_Exercise description:_
Copy the lines of the data below exactly, starting at the first and stopping after the line that contains "(0,0) rectangle (1051,661);"; include no pictures.

┄┄┄┄┄┄┄┄┄┄┄┄┄┄┄┄┄┄┄┄

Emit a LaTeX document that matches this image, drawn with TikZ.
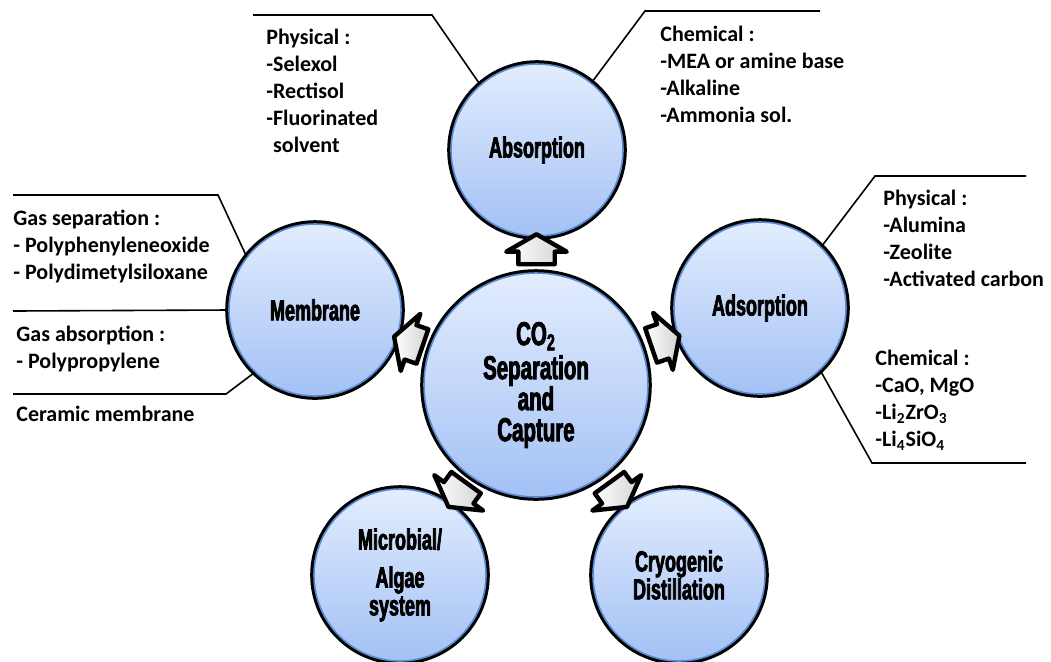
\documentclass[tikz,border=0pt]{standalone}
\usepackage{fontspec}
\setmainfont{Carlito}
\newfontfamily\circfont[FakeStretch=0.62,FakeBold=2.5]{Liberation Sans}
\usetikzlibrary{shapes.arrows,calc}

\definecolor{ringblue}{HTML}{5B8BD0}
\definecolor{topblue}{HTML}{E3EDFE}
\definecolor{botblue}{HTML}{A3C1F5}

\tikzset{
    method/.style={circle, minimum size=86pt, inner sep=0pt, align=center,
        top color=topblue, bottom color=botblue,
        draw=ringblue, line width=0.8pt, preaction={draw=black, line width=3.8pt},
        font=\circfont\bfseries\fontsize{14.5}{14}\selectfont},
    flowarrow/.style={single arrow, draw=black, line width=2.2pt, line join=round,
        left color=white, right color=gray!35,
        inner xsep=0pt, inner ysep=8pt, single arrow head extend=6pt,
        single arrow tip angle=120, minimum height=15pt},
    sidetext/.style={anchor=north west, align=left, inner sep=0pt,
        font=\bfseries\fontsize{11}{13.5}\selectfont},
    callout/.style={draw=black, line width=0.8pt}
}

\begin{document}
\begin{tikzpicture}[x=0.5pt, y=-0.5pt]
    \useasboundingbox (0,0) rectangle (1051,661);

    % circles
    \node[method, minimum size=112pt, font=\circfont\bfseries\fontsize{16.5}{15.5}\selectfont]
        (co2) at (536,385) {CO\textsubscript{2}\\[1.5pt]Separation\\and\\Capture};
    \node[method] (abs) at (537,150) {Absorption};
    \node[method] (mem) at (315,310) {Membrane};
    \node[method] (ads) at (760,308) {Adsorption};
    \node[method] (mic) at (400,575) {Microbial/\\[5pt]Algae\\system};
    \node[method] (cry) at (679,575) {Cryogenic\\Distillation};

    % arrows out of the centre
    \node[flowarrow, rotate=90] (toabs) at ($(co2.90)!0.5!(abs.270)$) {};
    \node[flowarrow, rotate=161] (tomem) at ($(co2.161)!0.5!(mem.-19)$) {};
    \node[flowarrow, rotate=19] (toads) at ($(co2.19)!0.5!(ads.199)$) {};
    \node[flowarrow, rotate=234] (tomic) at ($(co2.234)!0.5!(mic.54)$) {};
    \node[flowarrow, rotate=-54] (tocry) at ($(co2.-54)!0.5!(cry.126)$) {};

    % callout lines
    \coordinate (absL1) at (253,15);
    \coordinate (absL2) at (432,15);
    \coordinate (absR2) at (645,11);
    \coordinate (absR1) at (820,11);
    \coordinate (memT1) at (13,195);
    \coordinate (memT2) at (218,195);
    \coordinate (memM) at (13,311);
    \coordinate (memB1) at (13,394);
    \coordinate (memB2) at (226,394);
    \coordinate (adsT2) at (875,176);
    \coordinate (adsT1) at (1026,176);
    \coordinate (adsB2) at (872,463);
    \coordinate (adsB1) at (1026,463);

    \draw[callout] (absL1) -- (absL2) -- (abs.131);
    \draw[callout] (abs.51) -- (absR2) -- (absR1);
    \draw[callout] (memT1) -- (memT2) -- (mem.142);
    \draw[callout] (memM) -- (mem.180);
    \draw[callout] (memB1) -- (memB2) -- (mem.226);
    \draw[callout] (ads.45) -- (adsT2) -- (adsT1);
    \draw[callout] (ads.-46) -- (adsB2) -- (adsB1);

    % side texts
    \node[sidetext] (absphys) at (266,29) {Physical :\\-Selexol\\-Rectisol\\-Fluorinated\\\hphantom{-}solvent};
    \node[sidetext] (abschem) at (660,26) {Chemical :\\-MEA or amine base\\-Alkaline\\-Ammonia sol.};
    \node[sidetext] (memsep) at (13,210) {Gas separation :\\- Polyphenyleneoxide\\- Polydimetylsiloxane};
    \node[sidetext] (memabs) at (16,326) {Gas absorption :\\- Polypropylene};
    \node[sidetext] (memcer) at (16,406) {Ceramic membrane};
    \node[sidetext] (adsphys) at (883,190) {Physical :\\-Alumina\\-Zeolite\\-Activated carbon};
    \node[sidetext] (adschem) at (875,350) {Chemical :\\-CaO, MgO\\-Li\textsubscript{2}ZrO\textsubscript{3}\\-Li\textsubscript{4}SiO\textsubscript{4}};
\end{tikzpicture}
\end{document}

┄┄┄┄┄┄┄┄┄┄┄┄┄┄┄┄┄┄┄┄

_Task result:_
Emit a LaTeX document that matches this image, drawn with TikZ.
\documentclass[tikz,border=0pt]{standalone}
\usepackage{fontspec}
\setmainfont{Carlito}
\newfontfamily\circfont[FakeStretch=0.62,FakeBold=2.5]{Liberation Sans}
\usetikzlibrary{shapes.arrows,calc}

\definecolor{ringblue}{HTML}{5B8BD0}
\definecolor{topblue}{HTML}{E3EDFE}
\definecolor{botblue}{HTML}{A3C1F5}

\tikzset{
    method/.style={circle, minimum size=86pt, inner sep=0pt, align=center,
        top color=topblue, bottom color=botblue,
        draw=ringblue, line width=0.8pt, preaction={draw=black, line width=3.8pt},
        font=\circfont\bfseries\fontsize{14.5}{14}\selectfont},
    flowarrow/.style={single arrow, draw=black, line width=2.2pt, line join=round,
        left color=white, right color=gray!35,
        inner xsep=0pt, inner ysep=8pt, single arrow head extend=6pt,
        single arrow tip angle=120, minimum height=15pt},
    sidetext/.style={anchor=north west, align=left, inner sep=0pt,
        font=\bfseries\fontsize{11}{13.5}\selectfont},
    callout/.style={draw=black, line width=0.8pt}
}

\begin{document}
\begin{tikzpicture}[x=0.5pt, y=-0.5pt]
    \useasboundingbox (0,0) rectangle (1051,661);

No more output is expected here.